There are two things to introduce today, and I will try to be brief. The first concerns the award of the Club’s annual Prize, consisting of an inscribed medal and a cheque. This started off way back in the Club’s history as an Essay Prize, but for the last five years has been awarded to the final year undergraduate in the English Department at Edinburgh University achieving the best marks in Scottish literature.
This year’s winner is Joe Christie, who regrettably has fallen ill during the last few hours, and cannot be with us this evening. Joe graduated this summer with a first class honours degree in English Literature. Whilst at Edinburgh, he divided time between his academic career and his involvement in student theatre, serving as President of the Edinburgh University Theatre Company during his second year. Joe performed in and directed various productions at Bedlam Theatre by playwrights such as David Grieg. His enthusiasm for Scottish writers was nurtured through a curriculum where he read works as diverse as Walter Scott’s Ivanhoe and Muriel Spark’s The Ballad of Peckham Rye. During his third year abroad at McGill University in Montreal, much of Joe’s coursework examined the cultural links between Scotland and Quebec and this inspired him, on his return to Edinburgh, to focus his final year of honours study on Scottish literature. Alongside a first-class dissertation that examined how notions of belonging sit within the queer literary canon, it is Joe’s writing on critically overlooked Scottish women writers of the 20th century, the likes of Jessie Kesson and (fellow Shetlander) Willa Muir, which has led him to be awarded the Walter Scott Medal for 2018. Joe in an email expresses his gratefulness to those involved in the award, and would also like thanks to be passed on to David Farrier, Carole Jones, Aaron Kelly, and (last but not least) Penny Fielding, who I now invite to come forward and accept the award on his behalf.
Finally it is a great pleasure to introduce David Bruce as this evening’s speaker.
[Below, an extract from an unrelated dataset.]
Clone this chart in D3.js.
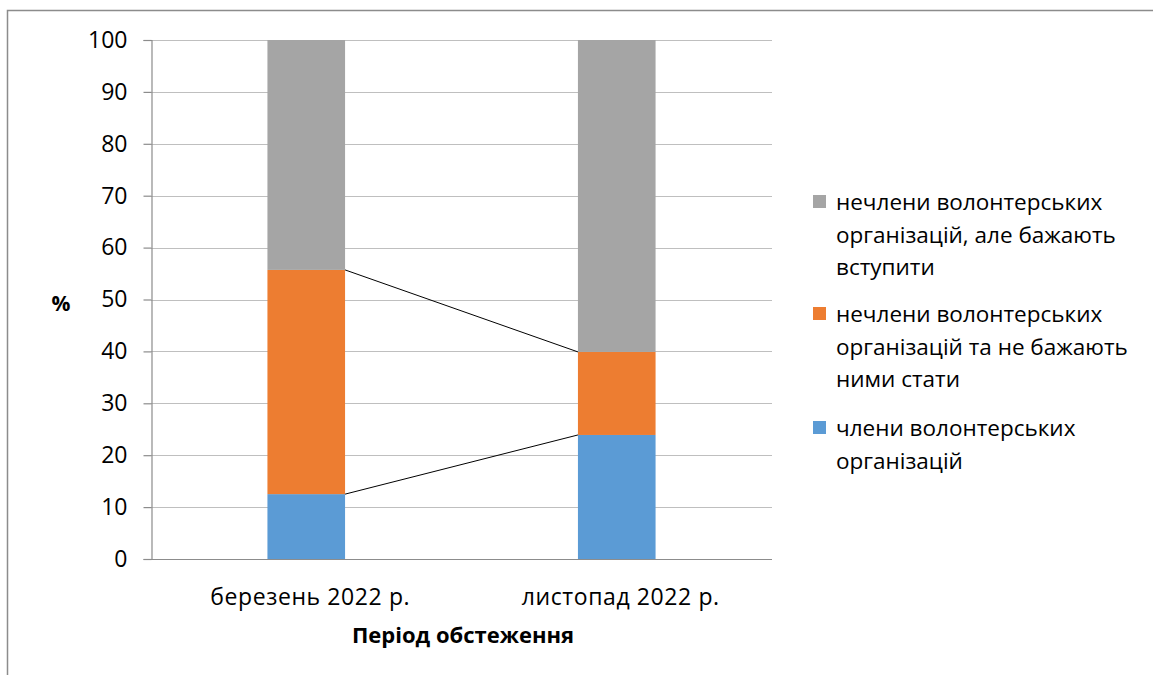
<!DOCTYPE html>
<html>
<head>
<meta charset="utf-8">
<script src="https://cdn.jsdelivr.net/npm/d3@7"></script>
<style>
	body { margin: 0; background: #fff; }
	text { font-family: "Open Sans", "Noto Sans", sans-serif; fill: #000; }
</style>
</head>
<body>
<svg id="chart" width="1153" height="675"></svg>
<script>
// data
var categories = ["березень 2022 р.", "листопад 2022 р."];
var seriesNames = [
	"члени волонтерських організацій",
	"нечлени волонтерських організацій та не бажають ними стати",
	"нечлени волонтерських організацій, але бажають вступити"
];
var members = [12.5, 23.9];
var notWishing = [43.2, 16.0];
var wishing = [44.3, 60.1];
var yTicks = [0, 10, 20, 30, 40, 50, 60, 70, 80, 90, 100];
var legendLines = [
	["нечлени волонтерських", "організацій, але бажають", "вступити"],
	["нечлени волонтерських", "організацій та не бажають", "ними стати"],
	["члени волонтерських", "організацій"]
];

// constants
var COLORS = ["#5B9BD5", "#ED7D31", "#A5A5A5"];
var GRID_COLOR = "#BFBFBF";
var AXIS_COLOR = "#8C8C8C";
var PLOT_LEFT = 151, PLOT_RIGHT = 772, PLOT_TOP = 40, PLOT_BOTTOM = 559;

var svg = d3.select("#chart");

// outer chart border
svg.append("path")
	.attr("d", "M 7.5 675 L 7.5 10.5 L 1153 10.5")
	.attr("fill", "none")
	.attr("stroke", "#8C8C8C")
	.attr("stroke-width", 1.5);

var x = d3.scaleBand()
	.domain(categories)
	.range([PLOT_LEFT, PLOT_RIGHT])
	.padding(0);
var y = d3.scaleLinear()
	.domain([0, 100])
	.range([PLOT_BOTTOM, PLOT_TOP]);

// gridlines
svg.append("g")
	.selectAll("line")
	.data(yTicks.filter(function(d) { return d > 0; }))
	.enter().append("line")
	.attr("x1", PLOT_LEFT)
	.attr("x2", PLOT_RIGHT)
	.attr("y1", function(d) { return Math.round(y(d)) + 0.5; })
	.attr("y2", function(d) { return Math.round(y(d)) + 0.5; })
	.attr("stroke", GRID_COLOR)
	.attr("stroke-width", 1.2);

// y axis
var yAxis = svg.append("g")
	.attr("transform", "translate(" + (PLOT_LEFT + 0.5) + ",0)")
	.call(d3.axisLeft(y).tickValues(yTicks).tickSize(8).tickPadding(16));
yAxis.select(".domain").attr("stroke", AXIS_COLOR).attr("stroke-width", 1.2);
yAxis.selectAll(".tick line").attr("stroke", AXIS_COLOR).attr("stroke-width", 1.2);
yAxis.selectAll(".tick text")
	.attr("font-size", 23)
	.attr("font-family", "'Open Sans', sans-serif")
	.attr("fill", "#000");

// x axis baseline
svg.append("line")
	.attr("x1", PLOT_LEFT)
	.attr("x2", PLOT_RIGHT)
	.attr("y1", y(0) + 0.5)
	.attr("y2", y(0) + 0.5)
	.attr("stroke", AXIS_COLOR)
	.attr("stroke-width", 1.2);

// stacked data
var rows = categories.map(function(c, i) {
	return { cat: c, s0: members[i], s1: notWishing[i], s2: wishing[i] };
});
var stack = d3.stack().keys(["s0", "s1", "s2"]);
var layers = stack(rows);

var barWidth = x.bandwidth() * 0.25;
var barX = function(cat) { return x(cat) + (x.bandwidth() - barWidth) / 2; };

svg.append("g")
	.selectAll("g")
	.data(layers)
	.enter().append("g")
	.attr("fill", function(d, i) { return COLORS[i]; })
	.selectAll("rect")
	.data(function(d) { return d; })
	.enter().append("rect")
	.attr("x", function(d) { return barX(d.data.cat); })
	.attr("width", barWidth)
	.attr("y", function(d) { return y(d[1]); })
	.attr("height", function(d) { return y(d[0]) - y(d[1]); });

// series lines between bars
[layers[0], layers[1]].forEach(function(layer) {
	svg.append("line")
		.attr("x1", barX(categories[0]) + barWidth)
		.attr("y1", y(layer[0][1]))
		.attr("x2", barX(categories[1]))
		.attr("y2", y(layer[1][1]))
		.attr("stroke", "#000")
		.attr("stroke-width", 1);
});

// category labels
svg.append("g")
	.selectAll("text")
	.data(categories)
	.enter().append("text")
	.attr("x", function(d) { return x(d) + x.bandwidth() / 2 + 4; })
	.attr("y", 605)
	.attr("text-anchor", "middle")
	.attr("font-size", 23)
	.attr("letter-spacing", 0.6)
	.text(function(d) { return d; });

// axis titles
svg.append("text")
	.attr("x", 463)
	.attr("y", 643)
	.attr("text-anchor", "middle")
	.attr("font-size", 22)
	.attr("font-weight", "bold")
	.text("Період обстеження");
svg.append("text")
	.attr("x", 61)
	.attr("y", 311)
	.attr("text-anchor", "middle")
	.attr("font-size", 21)
	.attr("font-weight", "bold")
	.text("%");

// legend
var legendTops = [202, 314, 428];
var legendColors = [COLORS[2], COLORS[1], COLORS[0]];
legendLines.forEach(function(lines, i) {
	svg.append("rect")
		.attr("x", 813)
		.attr("y", legendTops[i] - 7)
		.attr("width", 13)
		.attr("height", 13)
		.attr("fill", legendColors[i]);
	var t = svg.append("text")
		.attr("x", 836)
		.attr("y", legendTops[i] + 8)
		.attr("font-size", 22.5);
	lines.forEach(function(line, j) {
		t.append("tspan")
			.attr("x", 836)
			.attr("dy", j == 0 ? 0 : 32.5)
			.text(line);
	});
});
</script>
</body>
</html>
David is a former Director of the Scottish Film Council and of the Edinburgh International Film Festival. He is also a former Director of the British Universities Film and Television Council where he developed a particular interest in film as a resource for research and which led, during his time at the Scottish Film Council to the foundation of the Scottish Film Archive, now part of the National Library of Scotland as the ‘Moving Image Archive’.
Not only is he interested in old movies but also in old photographs. He is Chairman of the Historical Group of the Royal Photographic Society of which body he is a Fellow. His new book, written with Dr Alison Morrison-Low, on the early photographer Dr John Adamson, brother of the more famous Robert, was published by the National Museums of Scotland on Monday. His other books include, Sun Pictures: the Hill Adamson Calotypes (1973); Edinburgh Past and Present (1990, with the late Maurice Lindsay); Scotland—the Movie (1996); and Greatrex (2013) the true story of the photographer and forger pursued by a Glasgow cop to New York in 1866.
‘What Sir Walter Scott did for Hollywood’ (today’s lecture) began, many years ago, as a piece of light entertainment but gradually acquired more gravitas as it was subjected to scrutiny and comment by a succession of audiences who took it more seriously perhaps than David Bruce did at that point. It also widened out to include writers other than Scott whose contribution to cinema, and whose influence through cinema on our own culture, may have significantly affected us—for better or worse. Ladies and gentlemen, please welcome our speaker David Bruce.